By Associated Press
Friday, November 13, 2009
New regulatory filings suggest that more layoffs could be coming at AOL as the Internet company separates from Time Warner by the end of the year.
In a Securities and Exchange Commission filing Thursday, Time Warner said AOL will log up to $200 million in "additional restructuring charges" from the date of the spinoff through the first half of 2010. A spinoff date has not been announced, but is planned for the current quarter.
AOL said in a separate filing this week that the charges would be for restructuring to cut costs and streamline operations. The company said it might also be closing down or making cuts to some of its operations outside the United States.
AOL said it recorded $10.2 million in charges related to job cuts and $82.9 million related to facility closures in the third quarter. The company expects $20 million more in restructuring charges this year.
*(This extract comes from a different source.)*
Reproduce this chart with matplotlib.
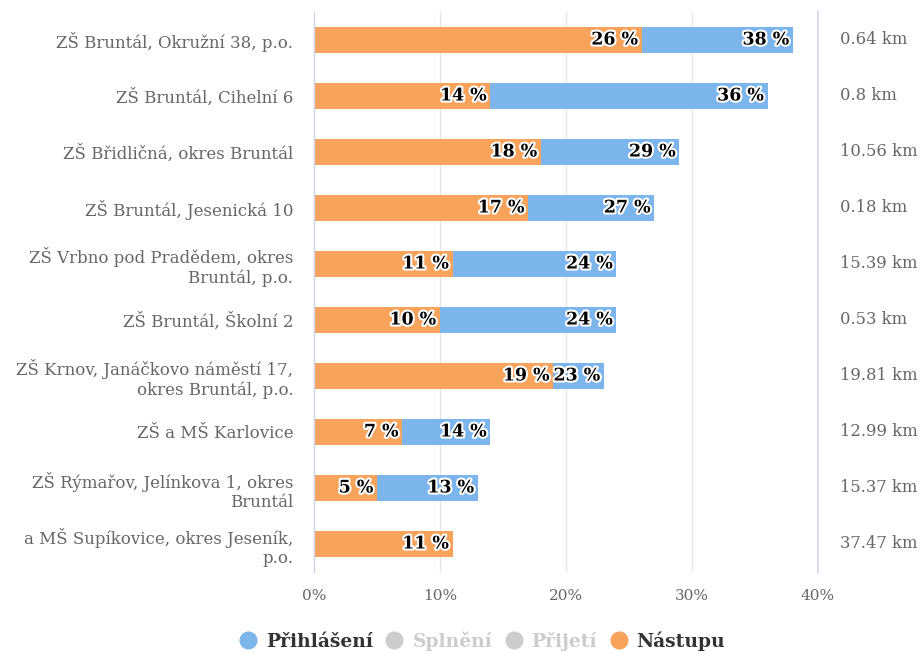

Those numbers aren't included in the newly announced charges.
AOL, which has headquarters in New York with major operations in Dulles, has been expected to announce a large restructuring plan as it separates from Time Warner.
An AOL spokesman declined to comment.
In January, AOL said it would cut up to 700 jobs, or about 10 percent of its workforce, in an effort to lower costs. The company said this week that it cut another 100 jobs across the company. It currently has about 6,900 employees.
Time Warner, which was bought by AOL in 2001, said in May that it would spin AOL off after years of trying unsuccessfully to integrate the two companies. AOL's Internet-access business has long been fading, while efforts to derive more revenue from online advertising have encountered difficulties.